Thomä stellt fest, dass Lyotard die Postmoderne für sich reklamiert und als Autor der Postmoderne in der Philosophie gilt. Lyotard meldet Zweifel am Projekt der Moderne an, die sich zur Aufklärung bekennt: Die Menschen aus Unwissenheit, Unterwerfung und Elend zu befreien. Außerdem attackiert er den Anspruch, Denken und Welt, Sprache und Wirklichkeit, Theorie und Gesellschaft zur Deckung zu bringen. Die Wirklichkeit, so Thomä, lässt sich nach Lyotards Meinung nicht restlos und verlustfrei erfassen.
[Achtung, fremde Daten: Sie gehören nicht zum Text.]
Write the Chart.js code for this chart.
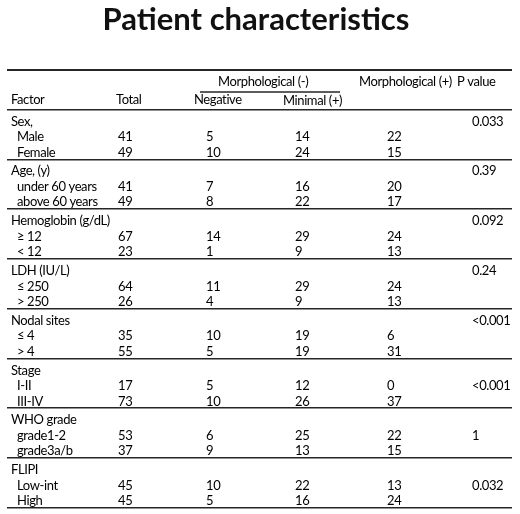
<!DOCTYPE html>
<html>
<head>
<meta charset="utf-8">
<script src="https://cdn.jsdelivr.net/npm/chart.js@4.4.1/dist/chart.umd.min.js"></script>
<style>
  html, body { margin: 0; padding: 0; background: #fff; }
  #wrap { width: 520px; height: 514px; position: relative; }
</style>
</head>
<body>
<div id="wrap"><canvas id="chart"></canvas></div>
<script>
// table content
const title = "Patient characteristics";
const headers = ["Factor", "Total", "Negative", "Minimal (+)", "Morphological (+)", "P value"];
const spanHeader = "Morphological (-)";
const factors = ["Sex,", "Age, (y)", "Hemoglobin (g/dL)", "LDH (IU/L)",
                 "Nodal sites", "Stage", "WHO grade", "FLIPI"];
const subgroups = [
  ["Male", "Female"], ["under 60 years", "above 60 years"], ["\u2265 12", "< 12"],
  ["\u2264 250", "> 250"], ["\u2264 4", "> 4"], ["I-II", "III-IV"],
  ["grade1-2", "grade3a/b"], ["Low-int", "High"]
];
const totals   = [[41, 49], [41, 49], [67, 23], [64, 26], [35, 55], [17, 73], [53, 37], [45, 45]];
const negative = [[5, 10], [7, 8], [14, 1], [11, 4], [10, 5], [5, 10], [6, 9], [10, 5]];
const minimal  = [[14, 24], [16, 22], [29, 9], [29, 9], [19, 19], [12, 26], [25, 13], [22, 16]];
const positive = [[22, 15], [20, 17], [24, 13], [24, 13], [6, 31], [0, 37], [22, 15], [13, 24]];
const pValues  = ["0.033", "0.39", "0.092", "0.24", "<0.001", "<0.001", "1", "0.032"];
const pRow     = [0, 0, 0, 0, 0, 1, 1, 1];   // 0 = factor line, 1 = first subgroup line

// layout (scale units = pixels of the 520x514 page)
const colX = { factor: 11, sub: 17, total: 118, negative: 206, minimal: 295, positive: 387, p: 472 };
const headX = [11, 116, 194, 283, 359, 457];
const headY = [100, 100, 100, 101, 82, 82];
const spanX = 218, spanY = 82, spanLineY = 92, spanLine = [200, 340];
const topRule = 70, headRule = 109.5, groupStep = 49.8;
const rowOffset = [12, 27.5, 43];
const ruleColor = "#262626";
const textFont = "13px Lato";

function rowY(g, r) {
  return headRule + g * groupStep + rowOffset[r];
}

function cells(x, values) {
  const out = [];
  values.forEach((pair, g) => {
    pair.forEach((v, r) => out.push({ x: x, y: rowY(g, r + 1), text: String(v) }));
  });
  return out;
}

const rules = [topRule, headRule].concat(factors.map((f, g) => headRule + (g + 1) * groupStep));

const datasets = [
  { data: headers.map((h, i) => ({ x: headX[i], y: headY[i], text: h })) },
  { data: [{ x: spanX, y: spanY, text: spanHeader }] },
  { data: factors.map((f, g) => ({ x: colX.factor, y: rowY(g, 0), text: f })) },
  { data: cells(colX.sub, subgroups) },
  { data: cells(colX.total, totals) },
  { data: cells(colX.negative, negative) },
  { data: cells(colX.minimal, minimal) },
  { data: cells(colX.positive, positive) },
  { data: pValues.map((p, g) => ({ x: colX.p, y: rowY(g, pRow[g]), text: p })) }
].map(ds => Object.assign(ds, { pointRadius: 0, showLine: false }));

const cellText = {
  id: "cellText",
  afterDatasetsDraw(chart) {
    const ctx = chart.ctx;
    const xs = chart.scales.x, ys = chart.scales.y;
    ctx.save();
    ctx.fillStyle = "#000";
    ctx.textBaseline = "middle";
    ctx.textAlign = "left";
    ctx.font = textFont;
    ctx.letterSpacing = "-0.4px";
    chart.data.datasets.forEach((ds, i) => {
      chart.getDatasetMeta(i).data.forEach((pt, j) => {
        ctx.fillText(ds.data[j].text, pt.x, pt.y);
      });
    });
    // line under the spanning header
    ctx.strokeStyle = ruleColor;
    ctx.lineWidth = 1.5;
    ctx.beginPath();
    ctx.moveTo(xs.getPixelForValue(spanLine[0]), ys.getPixelForValue(spanLineY));
    ctx.lineTo(xs.getPixelForValue(spanLine[1]), ys.getPixelForValue(spanLineY));
    ctx.stroke();
    // title
    ctx.letterSpacing = "0px";
    ctx.fillStyle = "#111";
    ctx.font = "bold 31px Lato";
    ctx.textAlign = "center";
    ctx.fillText(title, xs.getPixelForValue(256), ys.getPixelForValue(20));
    ctx.restore();
  }
};

new Chart("chart", {
  type: "scatter",
  data: { datasets: datasets },
  options: {
    responsive: true,
    maintainAspectRatio: false,
    animation: false,
    events: [],
    layout: { padding: { left: 7, right: 8, top: 0, bottom: 0 } },
    plugins: { legend: { display: false }, tooltip: { enabled: false } },
    scales: {
      x: { type: "linear", min: 7, max: 512, display: false },
      y: {
        type: "linear", min: 0, max: 514, reverse: true,
        afterBuildTicks: scale => { scale.ticks = rules.map(v => ({ value: v })); },
        ticks: { display: false },
        border: { display: false },
        grid: { color: ruleColor, lineWidth: c => c.index === 0 ? 2 : 1.6, drawTicks: false }
      }
    }
  },
  plugins: [cellText]
});
</script>
</body>
</html>
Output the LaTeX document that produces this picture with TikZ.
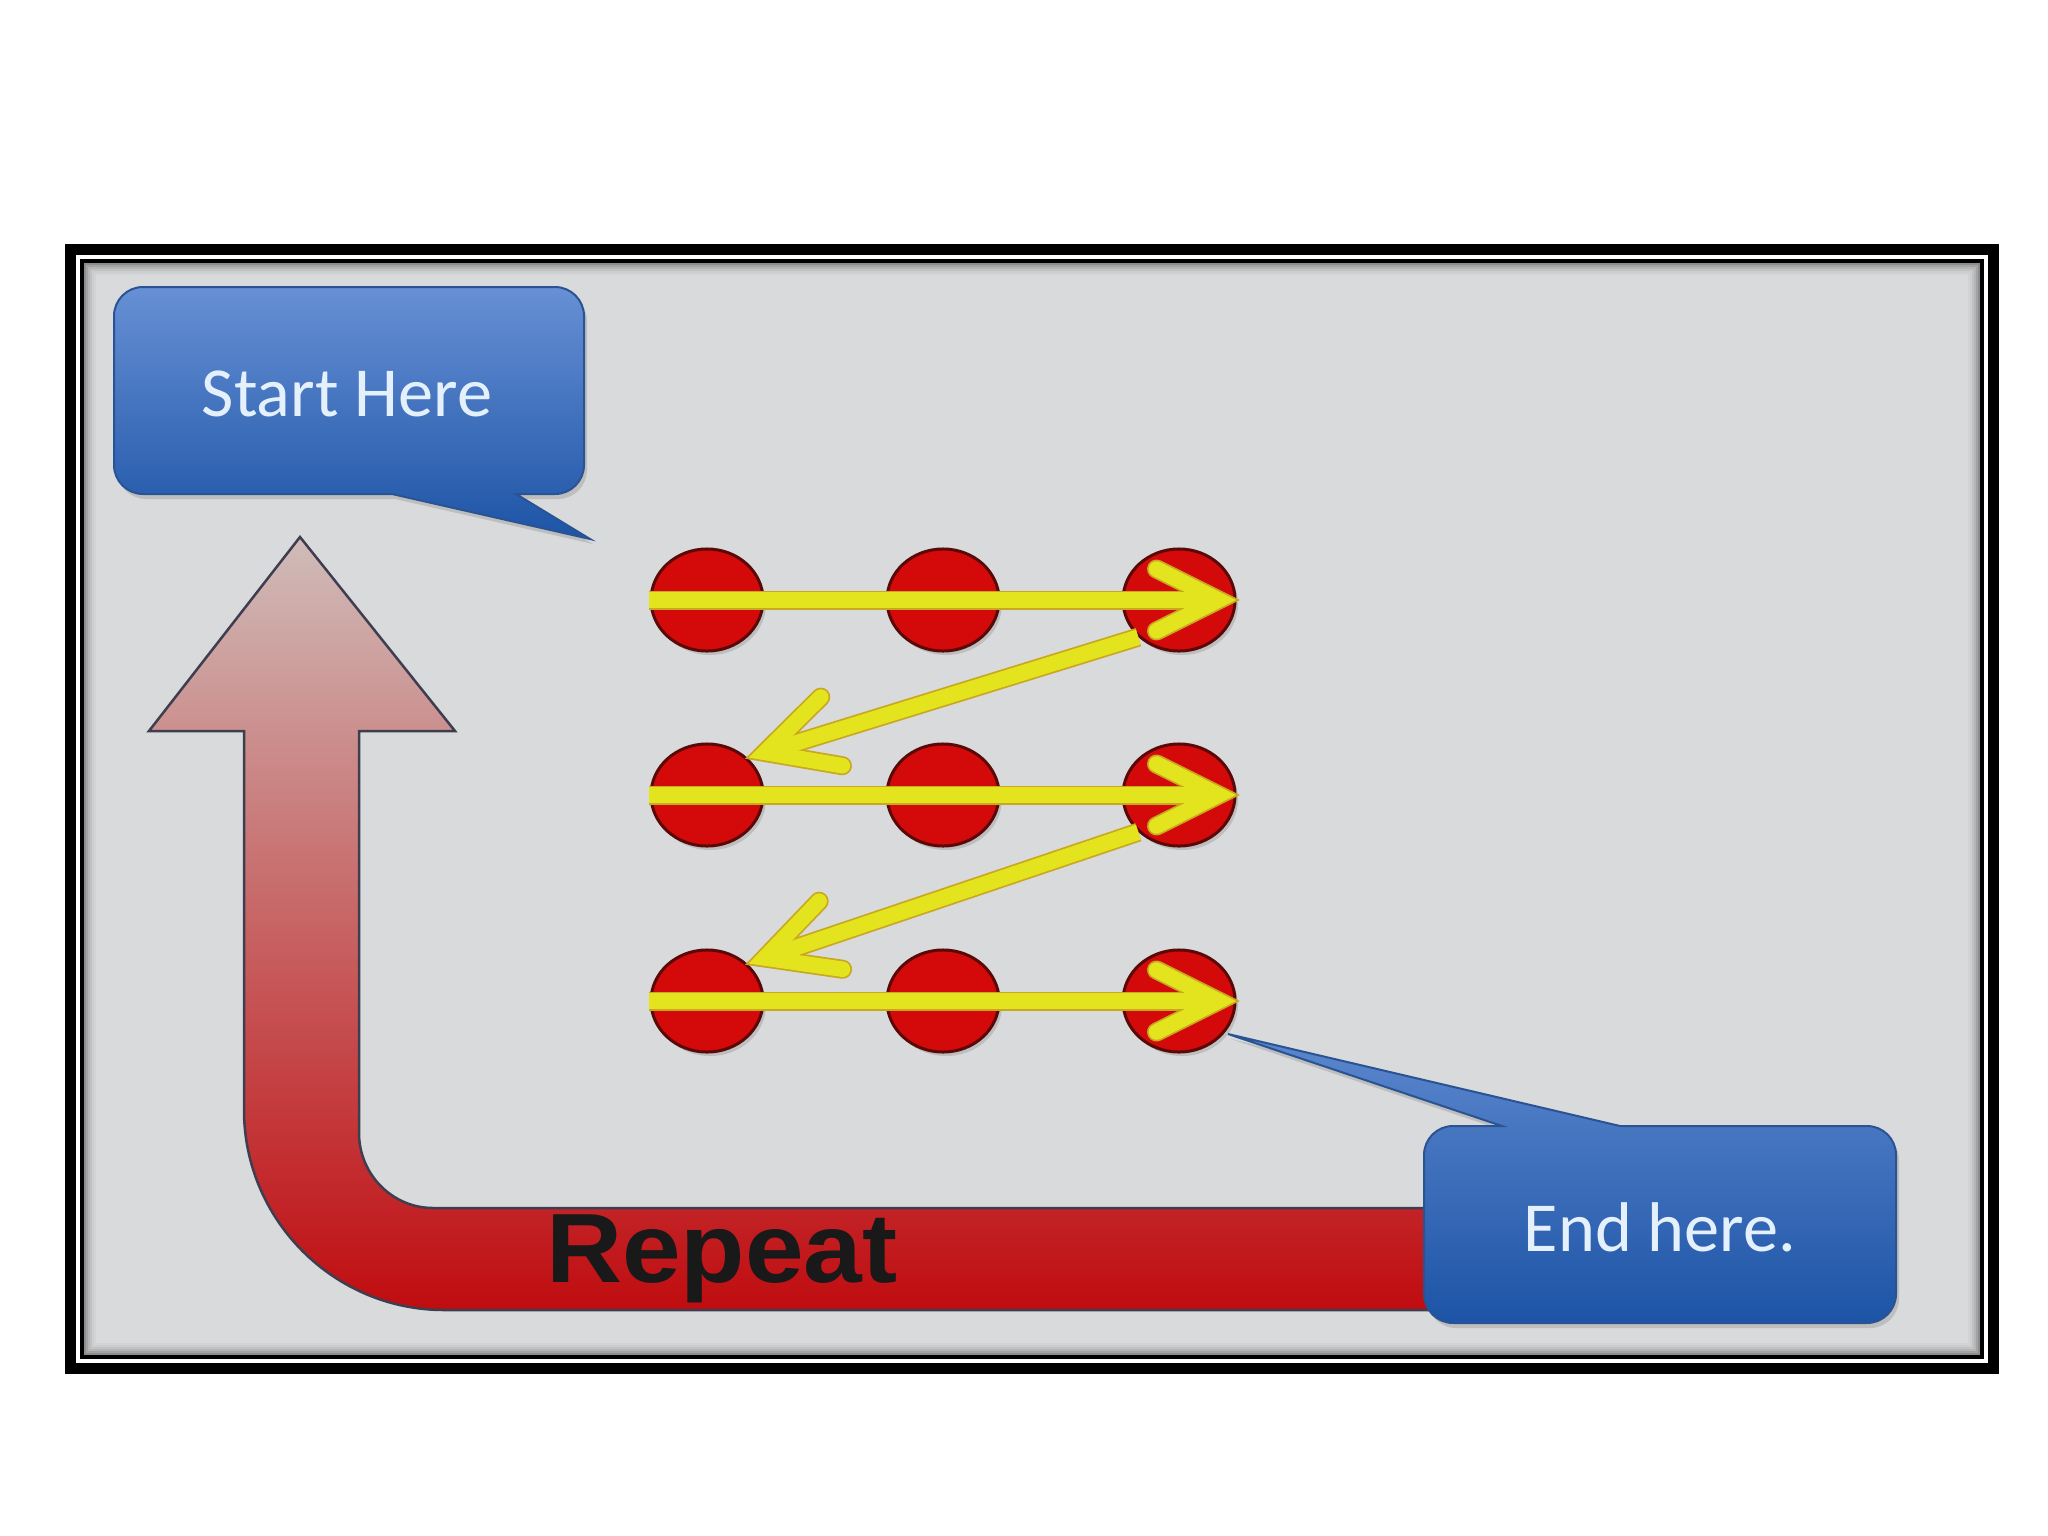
\documentclass[tikz,border=0pt]{standalone}
\usepackage{fontspec}
\usepackage{graphicx}
\newfontfamily\calfont{Carlito}
\newfontfamily\arialfont{Liberation Sans}
\usetikzlibrary{shapes.geometric,calc,shadows}
\definecolor{bgray}{HTML}{D9DADB}
\definecolor{dotred}{HTML}{D40A0A}
\definecolor{dotedge}{HTML}{5A0808}
\definecolor{yel}{HTML}{E4E41E}
\definecolor{yeledge}{HTML}{C8A81E}
\definecolor{btop}{HTML}{6790D5}
\definecolor{bbot}{HTML}{1D54A6}
\definecolor{bedge}{HTML}{2A5394}
\definecolor{rtop}{HTML}{CFBCB9}
\definecolor{rmid}{HTML}{BC7571}
\definecolor{rbot}{HTML}{C00C10}
\definecolor{redge}{HTML}{3E3E50}
\definecolor{txtblue}{HTML}{E4F0FB}
\tikzset{
  dot/.style={ellipse, minimum width=1.12cm, minimum height=1.02cm, inner sep=0pt,
    fill=dotred, draw=dotedge, line width=0.03cm,
    drop shadow={shadow xshift=0.03cm, shadow yshift=-0.04cm, opacity=0.3}},
  ydark/.style={draw=yeledge, line width=0.19cm},
  ylight/.style={draw=yel, line width=0.155cm},
  callout/.style={draw=bedge, line width=0.02cm, top color=btop, bottom color=bbot,
    drop shadow={shadow xshift=0.03cm, shadow yshift=-0.05cm, opacity=0.3}},
  redarrow/.style={draw=redge, line width=0.025cm, top color=rtop, middle color=rmid, bottom color=rbot},
  btext/.style={text=txtblue, font=\calfont\fontsize{20}{24}\selectfont, inner sep=0pt, anchor=base},
  chev/.pic={\draw[pic actions] (-80,31) -- (-18,0) -- (-80,-31);},
  chevbig/.pic={\draw[pic actions] (-88,36) -- (-18,0) -- (-88,-36);}
}
\newcommand{\zarrows}[1]{%
  \foreach \r in {1,2,3}{%
    \draw[#1, line cap=butt] (d\r1.west) -- ($(d\r3.east)+(-18,0)$);
    \pic[#1, line cap=round, line join=miter] at (d\r3.east) {chev};
  }
  \draw[#1, line cap=butt] (d13.south west) -- ($(d21.north east)!0.18cm!(d13.south west)$);
  \pic[#1, line cap=round, line join=miter, rotate=197.5] at (d21.north east) {chevbig};
  \draw[#1, line cap=butt] (d23.south west) -- ($(d31.north east)!0.18cm!(d23.south west)$);
  \pic[#1, line cap=round, line join=miter, rotate=199] at (d31.north east) {chevbig};
}
\begin{document}
\begin{tikzpicture}[x=0.01cm,y=-0.01cm]
\useasboundingbox (0,0) rectangle (2048,1536);
\fill[white] (0,0) rectangle (2048,1536);
% frame
\fill[bgray] (84,263) rectangle (1980,1355);
\foreach \i/\o in {0/0.35,2/0.25,4/0.17,6/0.11,8/0.06,10/0.03}
  \draw[black, opacity=\o, line width=0.02cm] ({85+\i},{264+\i}) rectangle ({1979-\i},{1354-\i});
\draw[black, line width=0.04cm] (82,261) rectangle (1982,1357);
\draw[black, line width=0.11cm] (70.5,249.5) rectangle (1993.5,1368.5);
% red U-turn arrow
\path[redarrow] (300,537) -- (455,731) -- (359,731) -- (359,1133)
  .. controls (359,1174) and (392,1208) .. (433,1208) -- (1460,1208) -- (1460,1310) -- (444,1310)
  .. controls (334,1310) and (244,1220) .. (244,1110) -- (244,731) -- (149,731) -- cycle;
\node[inner sep=0pt, anchor=base, font=\arialfont\bfseries\fontsize{28}{32}\selectfont, text=black!90] (rep) at (722,1282) {\scalebox{1.07}[1]{Repeat}};
% start callout
\path[callout] (114,400) [rounded corners=0.29cm] -- (114,287) -- (584,287) -- (584,494)
  [sharp corners] -- (516,494) -- (590,539) -- (392,494) [rounded corners=0.29cm] -- (114,494) -- cycle;
\node[btext] (start) at (347,416) {Start Here};
% dots
\foreach \r/\y in {1/600,2/795,3/1001}{
  \foreach \c/\x in {1/707,2/943,3/1179}{
    \node[dot] (d\r\c) at (\x,\y) {};
  }
}
% yellow zigzag arrows
\zarrows{ydark}
\zarrows{ylight}
% end callout
\path[callout, top color=btop!85!bbot] (1424,1220) [rounded corners=0.29cm] -- (1424,1126)
  [sharp corners] -- (1502,1126) -- (1228,1034) -- (1620,1126) [rounded corners=0.29cm] -- (1896,1126) -- (1896,1323) -- (1424,1323) -- cycle;
\node[btext] (end) at (1660,1251) {End here.};
\end{tikzpicture}
\end{document}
Er erklärt dem Ganzen den Krieg und setzt sich für Heterogenität als unüberwindliches Hindernis aller Hegemonie ein. Gut denken, fühlen und handeln bedeutet für ihn sich der Tyrannei der Ganzheiten zu verweigern. Denn nach Lyotard ist Totalisierung im menschlichen Vorhaben potentiell totalitär. Er ist sozusagen auch ein Schutzpatron des Undarstellbaren. Eingeschliffene Darstellungsweisen werden deswegen aufgebrochen, um das Gefühl dafür zu stärken, dass es Undarstellbares gibt. Er möchte außerdem dem imperialen Vernunftterror trotzen, indem er die Vielfalt und Unübersetzbarkeit der ineinander verschachtelten Sprachspiele herausstellt. Dieses Lob der Vielfalt nennt Thomä ein einheitliches oder einfältiges Merkmal aller postmodernen Positionen. Für ihn steckt hinter dem Lob der Vielheit eine Wendung gegen das Eine und Einige, eine dumme, negative Fixierung der Postmoderne auf die Moderne. Da das Einswerden gemieden wird, darf es dann natürlich laut Thomä auch nicht zur Einigkeit, Übereinkunft, Gemeinsamkeit und Konsens kommen. Dazu kann es wegen der angenommen Unübersetzbarkeit zwischen Sprachspielen nicht kommen und dazu darf es nicht kommen, weil es allen frei stehen soll, ihr Ding zu machen. Während Selbstbestätigung und Bejahung erlaubt sind, wird so Zustimmung verdächtig. Nach dieser Logik ist man zum Lob der Vielfalt verdammt, weil man andernfalls den Terror der Totalisierung verbreitet. Dazu kann es nach Thomä nur kommen, weil die Postmoderne die Abgrenzung gegenüber der Vergangenheit wichtiger nimmt als die Offenheit gegenüber der Zukunft. Für Thomä ist dann der Weg von kleinen Erzählungen zu Filterblasen und Echokammern nicht mehr weit, in dem es sich die Menschen in ihrem kleinen Silo isoliert einrichten. Dadurch wird auch eine Identitätspolitik in Leben gerufen, die schädlich ist.